TASK GOAL: Without the pictures, return all of the material exactly as written.

DATA LINES:
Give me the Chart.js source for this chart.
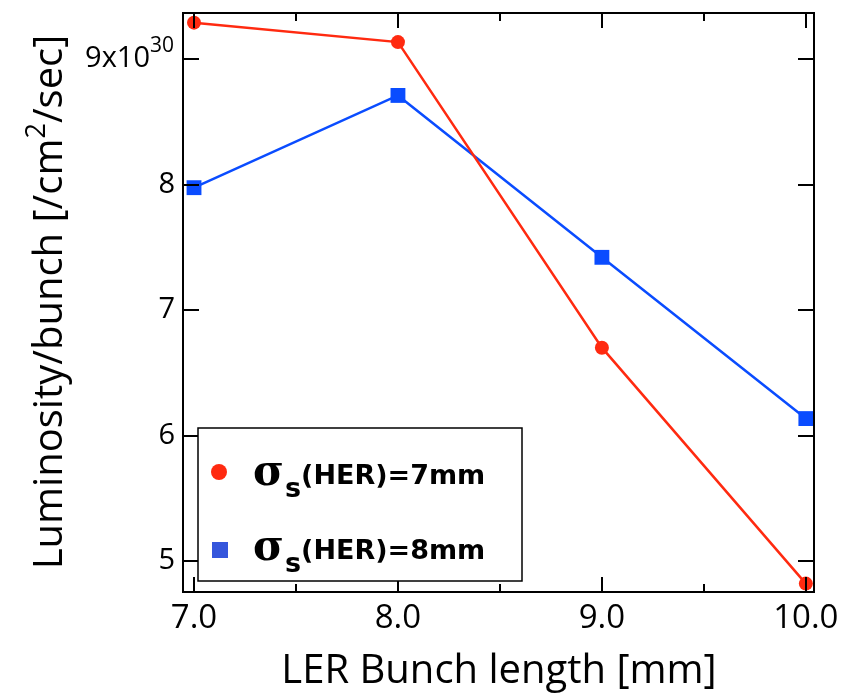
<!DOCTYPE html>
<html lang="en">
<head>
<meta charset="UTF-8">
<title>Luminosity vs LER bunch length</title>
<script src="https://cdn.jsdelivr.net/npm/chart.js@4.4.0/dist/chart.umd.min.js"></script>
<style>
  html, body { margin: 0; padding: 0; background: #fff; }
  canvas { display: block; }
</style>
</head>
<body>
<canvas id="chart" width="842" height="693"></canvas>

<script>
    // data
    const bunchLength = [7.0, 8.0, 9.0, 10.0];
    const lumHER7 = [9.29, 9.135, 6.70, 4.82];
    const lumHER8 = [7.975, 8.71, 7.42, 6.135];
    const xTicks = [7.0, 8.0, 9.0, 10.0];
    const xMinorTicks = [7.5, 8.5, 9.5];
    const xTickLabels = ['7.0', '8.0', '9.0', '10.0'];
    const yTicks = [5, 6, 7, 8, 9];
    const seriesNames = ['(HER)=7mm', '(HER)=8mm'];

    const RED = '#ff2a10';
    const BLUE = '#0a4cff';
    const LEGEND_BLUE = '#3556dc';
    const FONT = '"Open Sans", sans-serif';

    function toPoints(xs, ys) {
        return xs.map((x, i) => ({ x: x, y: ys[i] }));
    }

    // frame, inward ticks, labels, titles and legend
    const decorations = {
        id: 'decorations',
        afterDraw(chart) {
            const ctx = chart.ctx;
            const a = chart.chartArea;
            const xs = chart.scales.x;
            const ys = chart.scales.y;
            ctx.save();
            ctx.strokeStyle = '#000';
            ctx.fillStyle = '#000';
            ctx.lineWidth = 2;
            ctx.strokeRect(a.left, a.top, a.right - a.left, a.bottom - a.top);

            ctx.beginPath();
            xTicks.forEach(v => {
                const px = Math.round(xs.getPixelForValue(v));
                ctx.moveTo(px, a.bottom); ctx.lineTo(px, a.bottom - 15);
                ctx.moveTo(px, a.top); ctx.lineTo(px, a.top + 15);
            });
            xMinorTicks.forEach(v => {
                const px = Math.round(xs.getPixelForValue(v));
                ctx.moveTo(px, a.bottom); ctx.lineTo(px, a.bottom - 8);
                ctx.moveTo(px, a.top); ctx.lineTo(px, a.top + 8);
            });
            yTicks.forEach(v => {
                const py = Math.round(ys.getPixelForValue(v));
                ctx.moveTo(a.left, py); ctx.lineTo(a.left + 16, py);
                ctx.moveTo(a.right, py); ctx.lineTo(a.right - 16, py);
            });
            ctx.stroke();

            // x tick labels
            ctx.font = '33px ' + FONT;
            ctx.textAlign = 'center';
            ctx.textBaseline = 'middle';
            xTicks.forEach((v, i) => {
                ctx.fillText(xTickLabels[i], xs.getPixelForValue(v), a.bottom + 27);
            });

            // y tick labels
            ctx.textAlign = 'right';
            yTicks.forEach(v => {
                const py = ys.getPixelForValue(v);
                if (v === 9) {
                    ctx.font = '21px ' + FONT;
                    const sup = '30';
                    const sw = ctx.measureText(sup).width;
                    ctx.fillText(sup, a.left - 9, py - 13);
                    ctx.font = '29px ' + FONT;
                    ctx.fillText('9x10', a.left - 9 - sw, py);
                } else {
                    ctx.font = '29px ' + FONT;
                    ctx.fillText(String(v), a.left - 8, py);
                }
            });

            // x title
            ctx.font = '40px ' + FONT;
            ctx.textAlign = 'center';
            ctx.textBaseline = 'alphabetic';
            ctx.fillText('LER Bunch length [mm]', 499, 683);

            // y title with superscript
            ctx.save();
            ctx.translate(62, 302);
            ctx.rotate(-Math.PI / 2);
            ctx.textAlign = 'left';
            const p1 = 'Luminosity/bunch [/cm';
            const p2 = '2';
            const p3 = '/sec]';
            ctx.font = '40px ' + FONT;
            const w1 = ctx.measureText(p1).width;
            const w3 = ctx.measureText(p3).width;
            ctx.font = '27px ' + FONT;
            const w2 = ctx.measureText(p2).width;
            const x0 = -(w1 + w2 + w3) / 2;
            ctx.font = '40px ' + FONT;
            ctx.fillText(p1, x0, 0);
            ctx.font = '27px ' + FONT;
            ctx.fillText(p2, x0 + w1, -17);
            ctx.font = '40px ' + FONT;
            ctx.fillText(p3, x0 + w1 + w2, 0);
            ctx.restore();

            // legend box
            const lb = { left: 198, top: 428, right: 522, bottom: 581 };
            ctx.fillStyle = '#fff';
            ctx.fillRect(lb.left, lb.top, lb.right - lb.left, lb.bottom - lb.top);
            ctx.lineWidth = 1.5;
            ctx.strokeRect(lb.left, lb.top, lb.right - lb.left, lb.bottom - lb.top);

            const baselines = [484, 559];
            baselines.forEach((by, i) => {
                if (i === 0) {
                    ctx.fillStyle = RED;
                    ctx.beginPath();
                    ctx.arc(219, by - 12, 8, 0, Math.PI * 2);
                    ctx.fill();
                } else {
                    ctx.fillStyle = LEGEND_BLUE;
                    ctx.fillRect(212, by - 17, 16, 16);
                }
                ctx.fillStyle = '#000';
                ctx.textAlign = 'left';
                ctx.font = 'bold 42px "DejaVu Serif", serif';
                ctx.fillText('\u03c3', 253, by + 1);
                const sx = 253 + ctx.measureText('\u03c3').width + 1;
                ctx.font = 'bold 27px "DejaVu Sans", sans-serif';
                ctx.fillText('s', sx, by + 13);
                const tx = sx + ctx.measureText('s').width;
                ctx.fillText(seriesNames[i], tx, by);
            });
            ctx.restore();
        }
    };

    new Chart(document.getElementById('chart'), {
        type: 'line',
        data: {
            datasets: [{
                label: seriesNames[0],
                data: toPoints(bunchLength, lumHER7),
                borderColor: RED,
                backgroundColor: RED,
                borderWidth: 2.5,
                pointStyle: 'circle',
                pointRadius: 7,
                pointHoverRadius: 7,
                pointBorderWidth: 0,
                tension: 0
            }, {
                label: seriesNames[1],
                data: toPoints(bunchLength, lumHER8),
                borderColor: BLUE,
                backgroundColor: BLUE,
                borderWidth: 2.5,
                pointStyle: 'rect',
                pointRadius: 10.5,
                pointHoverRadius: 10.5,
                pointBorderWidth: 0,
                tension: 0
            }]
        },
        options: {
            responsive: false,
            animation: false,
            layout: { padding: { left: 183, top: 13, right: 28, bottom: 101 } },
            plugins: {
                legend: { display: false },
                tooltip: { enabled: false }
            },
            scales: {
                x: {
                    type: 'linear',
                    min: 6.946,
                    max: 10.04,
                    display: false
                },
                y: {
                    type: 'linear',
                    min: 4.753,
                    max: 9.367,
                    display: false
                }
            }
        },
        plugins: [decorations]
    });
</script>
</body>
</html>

CORRECT RESULT:
Give me the Chart.js source for this chart.
<!DOCTYPE html>
<html lang="en">
<head>
<meta charset="UTF-8">
<title>Luminosity vs LER bunch length</title>
<script src="https://cdn.jsdelivr.net/npm/chart.js@4.4.0/dist/chart.umd.min.js"></script>
<style>
  html, body { margin: 0; padding: 0; background: #fff; }
  canvas { display: block; }
</style>
</head>
<body>
<canvas id="chart" width="842" height="693"></canvas>

<script>
    // data
    const bunchLength = [7.0, 8.0, 9.0, 10.0];
    const lumHER7 = [9.29, 9.135, 6.70, 4.82];
    const lumHER8 = [7.975, 8.71, 7.42, 6.135];
    const xTicks = [7.0, 8.0, 9.0, 10.0];
    const xMinorTicks = [7.5, 8.5, 9.5];
    const xTickLabels = ['7.0', '8.0', '9.0', '10.0'];
    const yTicks = [5, 6, 7, 8, 9];
    const seriesNames = ['(HER)=7mm', '(HER)=8mm'];

    const RED = '#ff2a10';
    const BLUE = '#0a4cff';
    const LEGEND_BLUE = '#3556dc';
    const FONT = '"Open Sans", sans-serif';

    function toPoints(xs, ys) {
        return xs.map((x, i) => ({ x: x, y: ys[i] }));
    }

    // frame, inward ticks, labels, titles and legend
    const decorations = {
        id: 'decorations',
        afterDraw(chart) {
            const ctx = chart.ctx;
            const a = chart.chartArea;
            const xs = chart.scales.x;
            const ys = chart.scales.y;
            ctx.save();
            ctx.strokeStyle = '#000';
            ctx.fillStyle = '#000';
            ctx.lineWidth = 2;
            ctx.strokeRect(a.left, a.top, a.right - a.left, a.bottom - a.top);

            ctx.beginPath();
            xTicks.forEach(v => {
                const px = Math.round(xs.getPixelForValue(v));
                ctx.moveTo(px, a.bottom); ctx.lineTo(px, a.bottom - 15);
                ctx.moveTo(px, a.top); ctx.lineTo(px, a.top + 15);
            });
            xMinorTicks.forEach(v => {
                const px = Math.round(xs.getPixelForValue(v));
                ctx.moveTo(px, a.bottom); ctx.lineTo(px, a.bottom - 8);
                ctx.moveTo(px, a.top); ctx.lineTo(px, a.top + 8);
            });
            yTicks.forEach(v => {
                const py = Math.round(ys.getPixelForValue(v));
                ctx.moveTo(a.left, py); ctx.lineTo(a.left + 16, py);
                ctx.moveTo(a.right, py); ctx.lineTo(a.right - 16, py);
            });
            ctx.stroke();

            // x tick labels
            ctx.font = '33px ' + FONT;
            ctx.textAlign = 'center';
            ctx.textBaseline = 'middle';
            xTicks.forEach((v, i) => {
                ctx.fillText(xTickLabels[i], xs.getPixelForValue(v), a.bottom + 27);
            });

            // y tick labels
            ctx.textAlign = 'right';
            yTicks.forEach(v => {
                const py = ys.getPixelForValue(v);
                if (v === 9) {
                    ctx.font = '21px ' + FONT;
                    const sup = '30';
                    const sw = ctx.measureText(sup).width;
                    ctx.fillText(sup, a.left - 9, py - 13);
                    ctx.font = '29px ' + FONT;
                    ctx.fillText('9x10', a.left - 9 - sw, py);
                } else {
                    ctx.font = '29px ' + FONT;
                    ctx.fillText(String(v), a.left - 8, py);
                }
            });

            // x title
            ctx.font = '40px ' + FONT;
            ctx.textAlign = 'center';
            ctx.textBaseline = 'alphabetic';
            ctx.fillText('LER Bunch length [mm]', 499, 683);

            // y title with superscript
            ctx.save();
            ctx.translate(62, 302);
            ctx.rotate(-Math.PI / 2);
            ctx.textAlign = 'left';
            const p1 = 'Luminosity/bunch [/cm';
            const p2 = '2';
            const p3 = '/sec]';
            ctx.font = '40px ' + FONT;
            const w1 = ctx.measureText(p1).width;
            const w3 = ctx.measureText(p3).width;
            ctx.font = '27px ' + FONT;
            const w2 = ctx.measureText(p2).width;
            const x0 = -(w1 + w2 + w3) / 2;
            ctx.font = '40px ' + FONT;
            ctx.fillText(p1, x0, 0);
            ctx.font = '27px ' + FONT;
            ctx.fillText(p2, x0 + w1, -17);
            ctx.font = '40px ' + FONT;
            ctx.fillText(p3, x0 + w1 + w2, 0);
            ctx.restore();

            // legend box
            const lb = { left: 198, top: 428, right: 522, bottom: 581 };
            ctx.fillStyle = '#fff';
            ctx.fillRect(lb.left, lb.top, lb.right - lb.left, lb.bottom - lb.top);
            ctx.lineWidth = 1.5;
            ctx.strokeRect(lb.left, lb.top, lb.right - lb.left, lb.bottom - lb.top);

            const baselines = [484, 559];
            baselines.forEach((by, i) => {
                if (i === 0) {
                    ctx.fillStyle = RED;
                    ctx.beginPath();
                    ctx.arc(219, by - 12, 8, 0, Math.PI * 2);
                    ctx.fill();
                } else {
                    ctx.fillStyle = LEGEND_BLUE;
                    ctx.fillRect(212, by - 17, 16, 16);
                }
                ctx.fillStyle = '#000';
                ctx.textAlign = 'left';
                ctx.font = 'bold 42px "DejaVu Serif", serif';
                ctx.fillText('\u03c3', 253, by + 1);
                const sx = 253 + ctx.measureText('\u03c3').width + 1;
                ctx.font = 'bold 27px "DejaVu Sans", sans-serif';
                ctx.fillText('s', sx, by + 13);
                const tx = sx + ctx.measureText('s').width;
                ctx.fillText(seriesNames[i], tx, by);
            });
            ctx.restore();
        }
    };

    new Chart(document.getElementById('chart'), {
        type: 'line',
        data: {
            datasets: [{
                label: seriesNames[0],
                data: toPoints(bunchLength, lumHER7),
                borderColor: RED,
                backgroundColor: RED,
                borderWidth: 2.5,
                pointStyle: 'circle',
                pointRadius: 7,
                pointHoverRadius: 7,
                pointBorderWidth: 0,
                tension: 0
            }, {
                label: seriesNames[1],
                data: toPoints(bunchLength, lumHER8),
                borderColor: BLUE,
                backgroundColor: BLUE,
                borderWidth: 2.5,
                pointStyle: 'rect',
                pointRadius: 10.5,
                pointHoverRadius: 10.5,
                pointBorderWidth: 0,
                tension: 0
            }]
        },
        options: {
            responsive: false,
            animation: false,
            layout: { padding: { left: 183, top: 13, right: 28, bottom: 101 } },
            plugins: {
                legend: { display: false },
                tooltip: { enabled: false }
            },
            scales: {
                x: {
                    type: 'linear',
                    min: 6.946,
                    max: 10.04,
                    display: false
                },
                y: {
                    type: 'linear',
                    min: 4.753,
                    max: 9.367,
                    display: false
                }
            }
        },
        plugins: [decorations]
    });
</script>
</body>
</html>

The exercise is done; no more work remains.